◆ Task to carry out ◆
Write the listing below out again exactly, dropping the images.

◆ Dataset content ◆

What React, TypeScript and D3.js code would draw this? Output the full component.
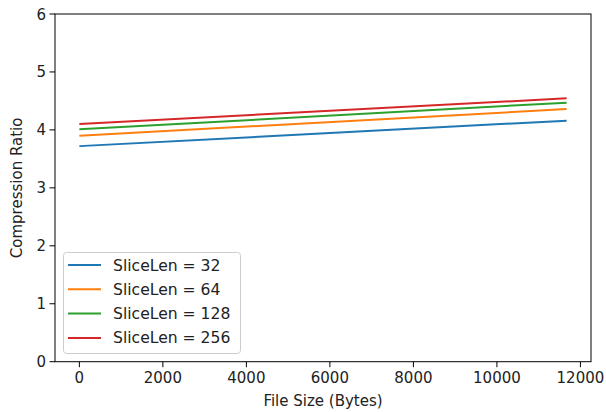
import React from "react";
import * as d3 from "d3";

const fileSizes = [0, 11670];
const sliceLens = [32, 64, 128, 256];
const ratios32 = [3.72, 4.16];
const ratios64 = [3.9, 4.36];
const ratios128 = [4.01, 4.47];
const ratios256 = [4.1, 4.545];
const xTicks = [0, 2000, 4000, 6000, 8000, 10000, 12000];
const yTicks = [0, 1, 2, 3, 4, 5, 6];
const colors = ["#1f77b4", "#ff7f0e", "#2ca02c", "#d62728"];

export default function App() {
  const W = 606, H = 412;
  const L = 55, R = 591, T = 14, B = 361.7;
  const span = 11670;
  const x = d3.scaleLinear().domain([-0.05 * span, span * 1.05]).range([L, R]);
  const y = d3.scaleLinear().domain([0, 6]).range([B, T]);
  const series = [ratios32, ratios64, ratios128, ratios256];
  const line = d3.line<[number, number]>().x(d => x(d[0])).y(d => y(d[1]));
  const font = "DejaVu Sans, sans-serif";
  const fs = 15;
  const lfs = 15.6;
  return (
    <svg width={W} height={H} style={{ position: "absolute", left: 0, top: 0 }} fontFamily={font}>
      <rect width={W} height={H} fill="white" />
      {series.map((s, i) => (
        <path key={i} d={line(fileSizes.map((f, j) => [f, s[j]] as [number, number])) || ""}
          stroke={colors[i]} strokeWidth={2} fill="none" />
      ))}
      <rect x={L} y={T} width={R - L} height={B - T} fill="none" stroke="#000" strokeWidth={1} />
      {xTicks.map(t => (
        <g key={t}>
          <line x1={x(t)} x2={x(t)} y1={B} y2={B + 5.5} stroke="#000" />
          <text x={x(t)} y={B + 21} textAnchor="middle" fontSize={fs} fill="#222">{t}</text>
        </g>
      ))}
      {yTicks.map(t => (
        <g key={t}>
          <line x1={L - 5.5} x2={L} y1={y(t)} y2={y(t)} stroke="#000" />
          <text x={L - 9} y={y(t) + 5.5} textAnchor="end" fontSize={fs} fill="#222">{t}</text>
        </g>
      ))}
      <text x={(L + R) / 2} y={406} textAnchor="middle" fontSize={fs} fill="#222">File Size (Bytes)</text>
      <text transform={`translate(22, ${(T + B) / 2}) rotate(-90)`} textAnchor="middle" fontSize={fs} fill="#222">Compression Ratio</text>
      <rect x={63.5} y={252.5} width={177} height={101} rx={3} fill="white" fillOpacity={0.8} stroke="#ccc" />
      {sliceLens.map((s, i) => {
        const yy = 265 + i * 24.3;
        return (
          <g key={s}>
            <line x1={68} x2={101} y1={yy} y2={yy} stroke={colors[i]} strokeWidth={2} />
            <text x={113} y={yy + 5.5} fontSize={lfs} fill="#222">{`SliceLen = ${s}`}</text>
          </g>
        );
      })}
    </svg>
  );
}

◆ Task answer ◆
What React, TypeScript and D3.js code would draw this? Output the full component.
import React from "react";
import * as d3 from "d3";

const fileSizes = [0, 11670];
const sliceLens = [32, 64, 128, 256];
const ratios32 = [3.72, 4.16];
const ratios64 = [3.9, 4.36];
const ratios128 = [4.01, 4.47];
const ratios256 = [4.1, 4.545];
const xTicks = [0, 2000, 4000, 6000, 8000, 10000, 12000];
const yTicks = [0, 1, 2, 3, 4, 5, 6];
const colors = ["#1f77b4", "#ff7f0e", "#2ca02c", "#d62728"];

export default function App() {
  const W = 606, H = 412;
  const L = 55, R = 591, T = 14, B = 361.7;
  const span = 11670;
  const x = d3.scaleLinear().domain([-0.05 * span, span * 1.05]).range([L, R]);
  const y = d3.scaleLinear().domain([0, 6]).range([B, T]);
  const series = [ratios32, ratios64, ratios128, ratios256];
  const line = d3.line<[number, number]>().x(d => x(d[0])).y(d => y(d[1]));
  const font = "DejaVu Sans, sans-serif";
  const fs = 15;
  const lfs = 15.6;
  return (
    <svg width={W} height={H} style={{ position: "absolute", left: 0, top: 0 }} fontFamily={font}>
      <rect width={W} height={H} fill="white" />
      {series.map((s, i) => (
        <path key={i} d={line(fileSizes.map((f, j) => [f, s[j]] as [number, number])) || ""}
          stroke={colors[i]} strokeWidth={2} fill="none" />
      ))}
      <rect x={L} y={T} width={R - L} height={B - T} fill="none" stroke="#000" strokeWidth={1} />
      {xTicks.map(t => (
        <g key={t}>
          <line x1={x(t)} x2={x(t)} y1={B} y2={B + 5.5} stroke="#000" />
          <text x={x(t)} y={B + 21} textAnchor="middle" fontSize={fs} fill="#222">{t}</text>
        </g>
      ))}
      {yTicks.map(t => (
        <g key={t}>
          <line x1={L - 5.5} x2={L} y1={y(t)} y2={y(t)} stroke="#000" />
          <text x={L - 9} y={y(t) + 5.5} textAnchor="end" fontSize={fs} fill="#222">{t}</text>
        </g>
      ))}
      <text x={(L + R) / 2} y={406} textAnchor="middle" fontSize={fs} fill="#222">File Size (Bytes)</text>
      <text transform={`translate(22, ${(T + B) / 2}) rotate(-90)`} textAnchor="middle" fontSize={fs} fill="#222">Compression Ratio</text>
      <rect x={63.5} y={252.5} width={177} height={101} rx={3} fill="white" fillOpacity={0.8} stroke="#ccc" />
      {sliceLens.map((s, i) => {
        const yy = 265 + i * 24.3;
        return (
          <g key={s}>
            <line x1={68} x2={101} y1={yy} y2={yy} stroke={colors[i]} strokeWidth={2} />
            <text x={113} y={yy + 5.5} fontSize={lfs} fill="#222">{`SliceLen = ${s}`}</text>
          </g>
        );
      })}
    </svg>
  );
}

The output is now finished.